Intel's Larrabee Architecture Disclosure: A Calculated First Moveby Anand Lal Shimpi & Derek Wilson on August 4, 2008 12:00 AM EST
- Posted in
Drilling Deeper and Making the AMD/NVIDIA Comparison
Don't be fooled by the initial diagram, this simple x86 core gets far more complex. In the image below, the block to the left is the Larrabee core we mentioned earlier, to the right we've blown up the vector unit and its associated parts:
The vector unit is key and within that unit you've got a ton of registers and a very wide vector ALU, which leads us to the fundamental building block of Larrabee. NVIDIA's GT200 is built out of Streaming Processors, AMD's RV770 out of Stream Processing Units and Larrabee's performance comes from these 16-wide vector ALUs:
The vector ALU can behave as a 16-wide single precision ALU or an 8-wide double precision, although that doesn't necessarily translate into equivalent throughput (which Intel would not at this point clarify).

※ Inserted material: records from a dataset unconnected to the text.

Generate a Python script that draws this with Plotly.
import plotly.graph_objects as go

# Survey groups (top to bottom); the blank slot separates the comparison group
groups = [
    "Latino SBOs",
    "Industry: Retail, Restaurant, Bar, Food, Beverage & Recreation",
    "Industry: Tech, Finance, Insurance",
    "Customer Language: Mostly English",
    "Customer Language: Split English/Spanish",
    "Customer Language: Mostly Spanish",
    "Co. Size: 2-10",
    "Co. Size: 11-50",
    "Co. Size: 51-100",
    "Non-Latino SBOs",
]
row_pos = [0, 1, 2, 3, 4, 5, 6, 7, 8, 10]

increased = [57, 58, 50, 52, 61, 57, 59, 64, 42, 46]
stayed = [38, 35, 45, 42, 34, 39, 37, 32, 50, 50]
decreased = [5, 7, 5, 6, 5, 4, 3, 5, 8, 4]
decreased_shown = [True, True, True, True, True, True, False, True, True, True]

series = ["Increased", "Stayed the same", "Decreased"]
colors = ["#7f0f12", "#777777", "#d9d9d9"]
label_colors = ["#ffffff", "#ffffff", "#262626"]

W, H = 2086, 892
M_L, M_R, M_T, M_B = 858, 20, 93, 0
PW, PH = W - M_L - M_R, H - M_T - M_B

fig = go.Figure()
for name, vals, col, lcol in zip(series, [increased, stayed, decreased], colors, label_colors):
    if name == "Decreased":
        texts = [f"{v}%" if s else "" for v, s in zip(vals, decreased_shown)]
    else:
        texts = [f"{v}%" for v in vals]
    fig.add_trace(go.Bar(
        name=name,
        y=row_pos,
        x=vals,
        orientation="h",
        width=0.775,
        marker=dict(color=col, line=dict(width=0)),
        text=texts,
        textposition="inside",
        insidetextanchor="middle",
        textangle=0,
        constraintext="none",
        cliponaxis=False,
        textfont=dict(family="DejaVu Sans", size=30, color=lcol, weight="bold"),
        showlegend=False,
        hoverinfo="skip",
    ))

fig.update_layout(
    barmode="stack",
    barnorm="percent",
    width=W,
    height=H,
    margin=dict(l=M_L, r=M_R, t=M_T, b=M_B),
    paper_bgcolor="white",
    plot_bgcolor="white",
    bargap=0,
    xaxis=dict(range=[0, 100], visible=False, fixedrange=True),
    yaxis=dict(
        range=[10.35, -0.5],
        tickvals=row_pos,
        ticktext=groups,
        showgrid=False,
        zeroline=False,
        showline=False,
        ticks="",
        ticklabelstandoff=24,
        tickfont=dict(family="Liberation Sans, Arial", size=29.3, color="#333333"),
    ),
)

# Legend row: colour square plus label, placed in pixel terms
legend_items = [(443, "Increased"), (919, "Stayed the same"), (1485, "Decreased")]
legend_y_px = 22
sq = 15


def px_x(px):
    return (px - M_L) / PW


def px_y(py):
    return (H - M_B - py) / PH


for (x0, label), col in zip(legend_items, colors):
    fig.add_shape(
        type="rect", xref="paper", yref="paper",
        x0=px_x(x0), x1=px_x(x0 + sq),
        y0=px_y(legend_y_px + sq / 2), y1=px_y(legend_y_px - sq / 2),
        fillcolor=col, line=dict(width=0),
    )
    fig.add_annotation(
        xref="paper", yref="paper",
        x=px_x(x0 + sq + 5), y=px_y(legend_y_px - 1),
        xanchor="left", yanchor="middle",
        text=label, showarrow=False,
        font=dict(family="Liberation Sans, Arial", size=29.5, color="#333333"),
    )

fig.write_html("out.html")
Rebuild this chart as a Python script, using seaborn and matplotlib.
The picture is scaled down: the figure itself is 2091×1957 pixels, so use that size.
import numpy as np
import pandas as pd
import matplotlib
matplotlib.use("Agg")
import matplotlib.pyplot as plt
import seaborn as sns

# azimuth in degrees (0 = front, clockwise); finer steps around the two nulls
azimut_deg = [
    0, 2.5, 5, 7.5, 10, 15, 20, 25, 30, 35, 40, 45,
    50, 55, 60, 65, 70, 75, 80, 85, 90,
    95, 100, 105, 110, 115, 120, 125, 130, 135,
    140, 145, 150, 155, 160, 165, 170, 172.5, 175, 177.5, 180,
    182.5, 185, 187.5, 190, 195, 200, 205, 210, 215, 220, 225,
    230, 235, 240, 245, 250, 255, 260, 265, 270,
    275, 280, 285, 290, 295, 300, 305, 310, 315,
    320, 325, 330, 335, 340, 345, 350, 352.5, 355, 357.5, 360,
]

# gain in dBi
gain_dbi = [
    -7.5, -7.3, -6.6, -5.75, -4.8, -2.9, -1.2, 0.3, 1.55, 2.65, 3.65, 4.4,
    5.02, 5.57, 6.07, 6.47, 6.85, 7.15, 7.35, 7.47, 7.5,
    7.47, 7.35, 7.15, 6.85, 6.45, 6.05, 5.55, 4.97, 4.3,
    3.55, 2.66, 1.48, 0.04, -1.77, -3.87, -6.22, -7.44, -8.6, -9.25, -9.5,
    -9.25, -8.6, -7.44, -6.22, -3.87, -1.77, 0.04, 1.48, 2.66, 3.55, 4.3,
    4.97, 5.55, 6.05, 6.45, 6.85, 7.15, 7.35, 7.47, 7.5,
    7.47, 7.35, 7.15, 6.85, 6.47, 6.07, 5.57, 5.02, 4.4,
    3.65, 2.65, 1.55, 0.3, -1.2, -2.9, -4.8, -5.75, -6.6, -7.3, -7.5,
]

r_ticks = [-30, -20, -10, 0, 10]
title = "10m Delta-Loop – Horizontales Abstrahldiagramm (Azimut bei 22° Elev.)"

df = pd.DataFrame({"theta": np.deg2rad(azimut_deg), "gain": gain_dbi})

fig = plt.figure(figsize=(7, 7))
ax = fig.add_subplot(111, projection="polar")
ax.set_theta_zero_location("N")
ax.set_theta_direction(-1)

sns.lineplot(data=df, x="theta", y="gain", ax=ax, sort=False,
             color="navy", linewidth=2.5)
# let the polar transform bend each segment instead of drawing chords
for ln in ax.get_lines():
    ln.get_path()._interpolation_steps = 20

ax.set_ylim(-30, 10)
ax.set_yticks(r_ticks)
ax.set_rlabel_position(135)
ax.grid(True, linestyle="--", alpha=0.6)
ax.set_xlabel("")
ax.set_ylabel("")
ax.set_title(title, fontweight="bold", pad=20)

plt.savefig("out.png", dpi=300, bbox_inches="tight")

Compared to ATI and NVIDIA, here's how Larrabee looks at a basic execution unit level:
NVIDIA's SPs work on a single operation, AMD's can work on five, and Larrabee's vector unit can work on sixteen. NVIDIA has a couple hundred of these SPs in its high end GPUs, AMD has 160 and Intel is expected to have anywhere from 16 - 32 of these cores in Larrabee. If NVIDIA is on the tons-of-simple-hardware end of the spectrum, Intel is on the exact opposite end of the scale.
We've already shown that AMD's architecture requires a lot of help from the compiler to properly schedule and maximize the utilization of its execution resources within one of its 5-wide SPs, with Larrabee the importance of the compiler is tremendous. Luckily for Larrabee, some of the best (if not the best) compilers are made by Intel. If anyone could get away with this sort of an architecture, it's Intel.
At the same time, while we don't have a full understanding of the details yet, we get the idea that Larrabee's vector unit is sort of a chameleon. From the information we have, these vector units could exectue atomic 16-wide ops for a single thread of a running program and can handle register swizzling across all 16 exectution units. This implies something very AMD like and wide. But it also looks like each of the 16 vector execution units, using the mask registers can branch independently (looking very much more like NVIDIA's solution).
We've already seen how AMD and NVIDIA architectural differences show distinct advantages and disadvantages against eachother in different games. If Intel is able to adapt the way the vector unit is used to suit specific situations, they could have something huge on their hands. Again, we don't have enough detail to tell what's going to happen, but things do look very interesting.